Good morning. Here in Britain, the election campaign rumbles on, but has been thrown into sharp relief by a terrorist attack which killed a policeman and left two injured, on Champs-Élysées, for which Islamic State have claimed responsibility. The attacker was shot by police.
The major presidential campaigns have suspended their campaigns for a day as a mark of respect. But inevitably, the question will be asked: what impact will this have on the campaign?
A consistent pattern of French politics in recent times has been that high-profile acts of criminality have boosted Marine Le Pen by a few points in the polls. That goes not only for terror attacks by jihadists but terror attacks by far-right activists, too, as well as heists and riots.

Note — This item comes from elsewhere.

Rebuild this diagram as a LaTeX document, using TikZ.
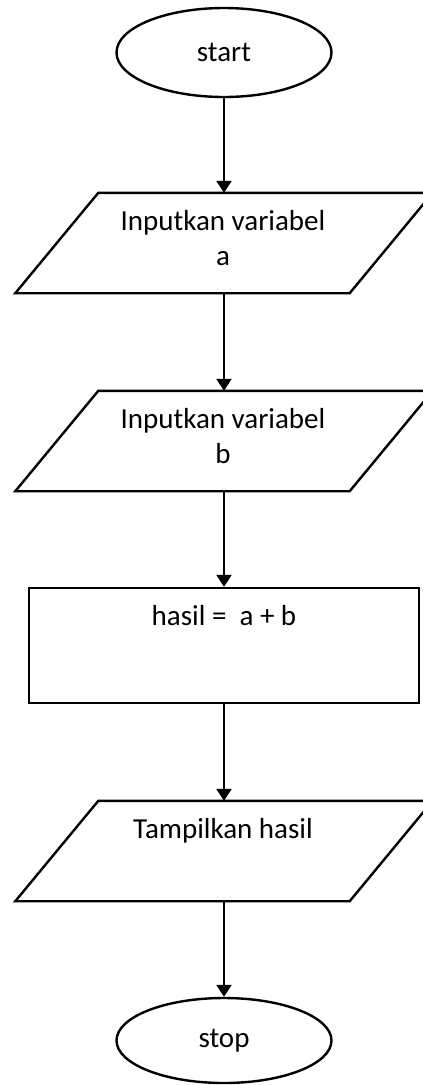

The big question is whether those jumps are caused by differential abstention in polling respondents – that is, a high-profile crime occurs, National Front supporters get excited and the rest decline to answer polls – or if the effect has real world implications.

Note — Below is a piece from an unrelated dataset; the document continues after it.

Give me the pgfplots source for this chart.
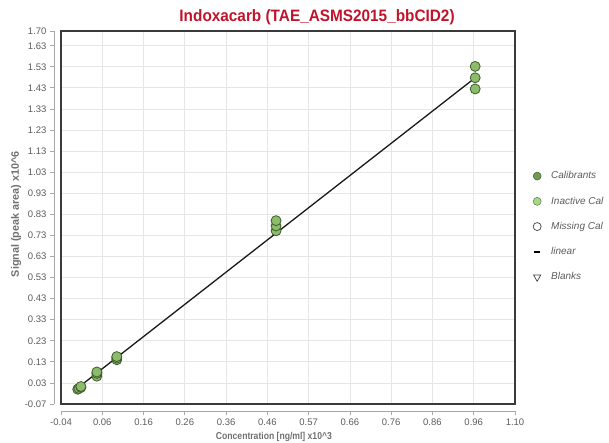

If the latter is the case, that means that Le Pen’s recent slide in the polls may be reversed when France votes in the first round on Sunday, getting her through to the run-off.
But the more important thing may be what it does to the identity of her rival. François Fillon, of the mainstream right, has also tended to benefit in the polls after these incidents. That Closer is reporting that he had an affair with an aide may finally dent his support with conservative Catholics, whose votes are keeping him in contention.
But if not, a run-off between Marine Le Pen and a scandal-ridden François Fillon – the weakest opponent of the three she could face according to the polls – suddenly looks worryingly plausible.